Now that Yi has birthed her play baby, Jesa, she can focus on The Balusters, which begins previews March 31 and opens April 21 at the Friedman Theatre—and on her human baby. Her pants are just beginning to feel tight, and she’s talking with the Balusters costume department to give her clothing plenty of elastic. 

In the world premiere play, an HOA in a historic district is thrown into a frenzy when a new member proposes the construction of a stop sign, creating a comedy about bureaucracy and how to keep order when there’s a diverse group of people with different agendas and interests. Yi does find it interesting that at the moment, she’s focusing on two works that are exploring human nature in the most quotidian of circumstances.

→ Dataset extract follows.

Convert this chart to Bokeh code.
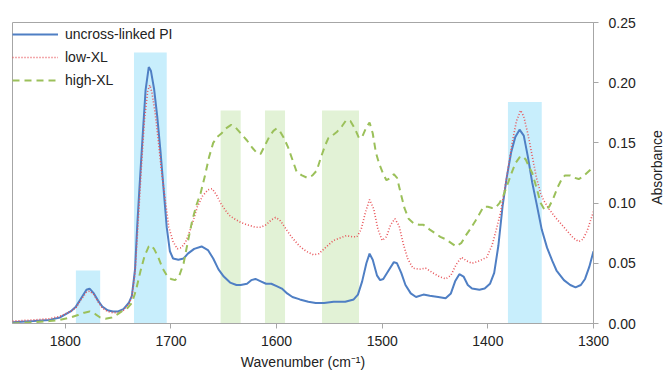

“It’s watching these people and how they treat each other: One is a family, and the other’s a group of neighbors, which is its own fascinating dynamic,” muses Yi. “It's also one of the things that [director Kenny Leon] talks about, he reminds us a lot of, ‘You have to remember that you're coming back again to this meeting.’ You want to keep the peace. I think we all do in our everyday lives—we all walk this fine line the same way.”

But how do you keep the peace, while advocating for what you want and not being swallowed up by the group? It’s a balancing act, something that Yi, in this busy season of her life, is more than an expert at now. And she hopes that in doing these human studies, it inspires the audiences to see a bit of themselves in the imperfect people on that stage: “It's a microcosm of a bigger thing for sure. It's fascinating. I hope people come and enjoy that. They might come for a comedy, but hopefully they'll leave with a larger understanding of themselves in the world.”